One of the noticeable traits of the Syrians arriving in Europe is that they are far more likely to come from well-educated and professional backgrounds than refugees from African countries like Eritrea or from Afghanistan, say migration experts.
According to Eda Bekçi, head of the Association of Solidarity With Refugees, which has been helping refugees in the Turkish port city of Izmir, Syrians with a high level of education and who are relatively wealthy make up the majority of Europe-bound refugees.
Bekçi told Turkey’s Anadolu Agency, a government-owned news outlet, that there are two main types of Syrian refugees: middle-class refugees from Damascus or larger towns who have only just left Syria and are transiting Turkey on their way to try to reach Europe, and the more rural, less-educated refugees who left Syria early on in the war.
The latter are more likely to remain in Turkey — or Lebanon and Jordan — feeling culturally closer to Syria’s near neighbors. But she noted that they, too, increasingly appear to be giving up on Syria.
“They believe they can't return to Syria anymore and Syria will not be the same even if they are able to return after the war ends,” she said.
For either group, life in the camps or outside them has gotten harsher. With each successive cutback from the United Nations’ relief agencies in the assistance they can offer — they face a massive 40 percent shortfall in the funding needed from donor countries — a series of tipping points have cascaded.
Political instability in southern Turkey and the resumption of war between Ankara and Kurdish separatists is also driving the surge of Syrians heading for Europe, refugees say.
And each refugee wave gets stronger.

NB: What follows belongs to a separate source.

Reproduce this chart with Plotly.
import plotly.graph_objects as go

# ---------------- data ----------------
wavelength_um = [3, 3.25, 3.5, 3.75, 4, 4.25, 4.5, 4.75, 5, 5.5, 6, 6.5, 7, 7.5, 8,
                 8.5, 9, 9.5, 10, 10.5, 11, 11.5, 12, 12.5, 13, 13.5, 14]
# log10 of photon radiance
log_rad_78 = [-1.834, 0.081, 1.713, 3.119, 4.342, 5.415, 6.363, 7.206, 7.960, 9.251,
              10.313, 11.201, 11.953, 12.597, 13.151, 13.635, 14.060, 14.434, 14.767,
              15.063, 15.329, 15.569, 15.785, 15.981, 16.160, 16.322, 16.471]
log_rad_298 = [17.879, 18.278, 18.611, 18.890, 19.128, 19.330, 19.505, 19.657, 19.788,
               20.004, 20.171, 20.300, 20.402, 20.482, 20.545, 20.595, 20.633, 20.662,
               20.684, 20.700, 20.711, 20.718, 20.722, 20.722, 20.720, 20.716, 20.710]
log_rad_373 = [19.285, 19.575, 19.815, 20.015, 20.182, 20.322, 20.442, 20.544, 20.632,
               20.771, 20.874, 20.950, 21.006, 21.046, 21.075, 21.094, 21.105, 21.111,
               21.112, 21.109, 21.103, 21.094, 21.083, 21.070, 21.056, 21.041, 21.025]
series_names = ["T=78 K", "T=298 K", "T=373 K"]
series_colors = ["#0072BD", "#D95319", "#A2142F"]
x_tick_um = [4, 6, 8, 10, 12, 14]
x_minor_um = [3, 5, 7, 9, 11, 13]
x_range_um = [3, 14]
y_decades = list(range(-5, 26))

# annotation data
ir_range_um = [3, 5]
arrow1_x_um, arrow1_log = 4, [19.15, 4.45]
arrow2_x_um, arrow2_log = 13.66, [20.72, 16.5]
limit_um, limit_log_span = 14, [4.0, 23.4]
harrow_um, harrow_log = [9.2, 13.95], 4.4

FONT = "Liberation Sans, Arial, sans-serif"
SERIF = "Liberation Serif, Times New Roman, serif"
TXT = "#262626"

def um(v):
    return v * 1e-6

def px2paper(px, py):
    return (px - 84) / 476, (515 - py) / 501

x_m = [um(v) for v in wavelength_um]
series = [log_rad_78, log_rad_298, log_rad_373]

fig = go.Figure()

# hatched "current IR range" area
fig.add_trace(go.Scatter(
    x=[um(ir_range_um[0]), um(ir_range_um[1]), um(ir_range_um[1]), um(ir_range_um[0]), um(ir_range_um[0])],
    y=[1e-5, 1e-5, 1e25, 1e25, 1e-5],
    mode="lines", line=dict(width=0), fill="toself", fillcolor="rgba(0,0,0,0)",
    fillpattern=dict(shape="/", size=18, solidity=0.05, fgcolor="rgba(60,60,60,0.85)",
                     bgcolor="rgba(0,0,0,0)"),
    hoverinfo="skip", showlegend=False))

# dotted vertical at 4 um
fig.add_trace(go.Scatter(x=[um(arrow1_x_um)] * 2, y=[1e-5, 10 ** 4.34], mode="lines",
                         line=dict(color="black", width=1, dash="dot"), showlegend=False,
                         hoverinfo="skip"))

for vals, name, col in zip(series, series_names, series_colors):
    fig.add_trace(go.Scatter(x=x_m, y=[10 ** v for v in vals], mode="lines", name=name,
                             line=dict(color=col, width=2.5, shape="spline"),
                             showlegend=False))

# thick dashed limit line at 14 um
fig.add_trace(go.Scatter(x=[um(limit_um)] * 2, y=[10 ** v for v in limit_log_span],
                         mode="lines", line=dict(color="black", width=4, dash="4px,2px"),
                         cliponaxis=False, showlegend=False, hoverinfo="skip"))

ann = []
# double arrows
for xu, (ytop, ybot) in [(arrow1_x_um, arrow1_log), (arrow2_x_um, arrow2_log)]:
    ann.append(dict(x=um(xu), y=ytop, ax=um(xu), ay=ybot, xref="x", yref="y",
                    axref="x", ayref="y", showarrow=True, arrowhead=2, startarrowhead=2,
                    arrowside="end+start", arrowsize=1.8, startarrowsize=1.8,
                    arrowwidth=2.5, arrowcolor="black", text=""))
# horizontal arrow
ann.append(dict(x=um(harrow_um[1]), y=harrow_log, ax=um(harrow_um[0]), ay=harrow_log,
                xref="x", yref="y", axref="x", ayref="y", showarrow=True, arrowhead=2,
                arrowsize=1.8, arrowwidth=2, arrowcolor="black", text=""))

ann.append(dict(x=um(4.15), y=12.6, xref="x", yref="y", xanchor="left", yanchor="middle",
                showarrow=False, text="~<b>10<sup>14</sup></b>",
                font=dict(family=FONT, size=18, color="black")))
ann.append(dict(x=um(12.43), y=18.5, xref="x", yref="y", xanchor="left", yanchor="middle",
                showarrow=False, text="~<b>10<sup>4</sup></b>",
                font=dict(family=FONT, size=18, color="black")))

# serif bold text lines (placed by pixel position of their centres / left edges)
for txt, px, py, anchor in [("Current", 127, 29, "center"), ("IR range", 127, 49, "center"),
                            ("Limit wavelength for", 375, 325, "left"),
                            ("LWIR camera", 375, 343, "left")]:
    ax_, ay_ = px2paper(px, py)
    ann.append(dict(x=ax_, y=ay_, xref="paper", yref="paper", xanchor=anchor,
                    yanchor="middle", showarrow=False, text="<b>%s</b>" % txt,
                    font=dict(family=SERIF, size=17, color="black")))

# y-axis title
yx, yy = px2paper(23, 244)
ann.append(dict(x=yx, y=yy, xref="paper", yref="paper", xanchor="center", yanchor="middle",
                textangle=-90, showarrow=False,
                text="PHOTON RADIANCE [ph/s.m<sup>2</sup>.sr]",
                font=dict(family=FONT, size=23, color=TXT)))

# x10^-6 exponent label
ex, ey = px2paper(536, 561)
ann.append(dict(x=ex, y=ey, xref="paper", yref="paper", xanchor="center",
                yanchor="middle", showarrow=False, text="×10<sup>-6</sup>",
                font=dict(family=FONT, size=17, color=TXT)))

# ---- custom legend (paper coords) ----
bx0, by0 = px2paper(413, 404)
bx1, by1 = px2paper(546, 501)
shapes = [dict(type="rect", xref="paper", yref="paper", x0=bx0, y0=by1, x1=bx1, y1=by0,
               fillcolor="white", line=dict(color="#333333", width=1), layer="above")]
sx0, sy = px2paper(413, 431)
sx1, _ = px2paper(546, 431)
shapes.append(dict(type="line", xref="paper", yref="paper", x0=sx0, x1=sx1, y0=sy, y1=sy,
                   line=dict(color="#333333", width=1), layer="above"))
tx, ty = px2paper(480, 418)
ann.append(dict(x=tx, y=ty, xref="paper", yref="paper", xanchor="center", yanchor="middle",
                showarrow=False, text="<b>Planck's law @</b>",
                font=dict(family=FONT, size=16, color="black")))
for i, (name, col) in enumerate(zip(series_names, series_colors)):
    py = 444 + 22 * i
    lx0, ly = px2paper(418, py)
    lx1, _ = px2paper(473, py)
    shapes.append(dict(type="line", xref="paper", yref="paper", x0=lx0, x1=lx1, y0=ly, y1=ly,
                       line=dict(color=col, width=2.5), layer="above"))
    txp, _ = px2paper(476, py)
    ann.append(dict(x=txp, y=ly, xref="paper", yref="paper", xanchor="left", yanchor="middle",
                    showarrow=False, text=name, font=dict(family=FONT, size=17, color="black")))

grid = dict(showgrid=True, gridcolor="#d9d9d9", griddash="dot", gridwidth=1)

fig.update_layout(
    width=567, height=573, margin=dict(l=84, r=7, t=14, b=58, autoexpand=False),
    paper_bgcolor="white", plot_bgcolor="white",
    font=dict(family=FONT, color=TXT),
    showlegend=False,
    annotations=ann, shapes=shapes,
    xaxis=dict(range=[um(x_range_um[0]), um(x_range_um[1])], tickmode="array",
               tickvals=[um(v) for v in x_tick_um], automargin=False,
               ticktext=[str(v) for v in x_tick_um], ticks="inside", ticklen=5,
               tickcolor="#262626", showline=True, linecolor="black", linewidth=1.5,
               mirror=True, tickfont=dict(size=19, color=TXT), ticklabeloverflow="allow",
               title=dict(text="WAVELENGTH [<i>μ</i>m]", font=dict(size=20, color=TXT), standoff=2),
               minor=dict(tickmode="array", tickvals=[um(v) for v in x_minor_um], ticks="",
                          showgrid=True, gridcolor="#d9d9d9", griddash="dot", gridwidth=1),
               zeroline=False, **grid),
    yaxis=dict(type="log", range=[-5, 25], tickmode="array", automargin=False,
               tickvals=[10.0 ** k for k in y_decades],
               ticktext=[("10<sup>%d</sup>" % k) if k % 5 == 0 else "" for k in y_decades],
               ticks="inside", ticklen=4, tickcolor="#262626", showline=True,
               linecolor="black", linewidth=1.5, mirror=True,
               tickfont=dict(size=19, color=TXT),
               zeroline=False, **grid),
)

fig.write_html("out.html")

That is in part due to better organization by the refugees themselves, who pass on tips about how to make perilous sea crossings to Europe from Turkey and Libya on social media sites; and because of the rising participation in the crisis of organized crime groups, who can now earn from refugees the big bucks they make out of trafficking in drugs and guns.
Another driver of the recent surge may well have been Germany’s pledge to take in tens of thousands of asylum-seekers. Now the Germans, along with the Swedes, are being urged to scale back their friendly refugee policies by other European governments, with some of the most influential leaders on the continent maintaining that the promise of resettlement is acting as an incentive for Syrians and others to make a break for Europe.
Britain’s David Cameron has argued that refugees should be selected to come to Europe from refugee camps in Syria’s near neighbors to shape a more orderly and controlled process.
But that would exclude Syrians in Lebanon, where there are no official camps, and migration experts say with the huge numbers involved it wouldn’t solve the anarchy of flight — those fleeing wars are just too desperate to wait for cumbersome bureaucracy.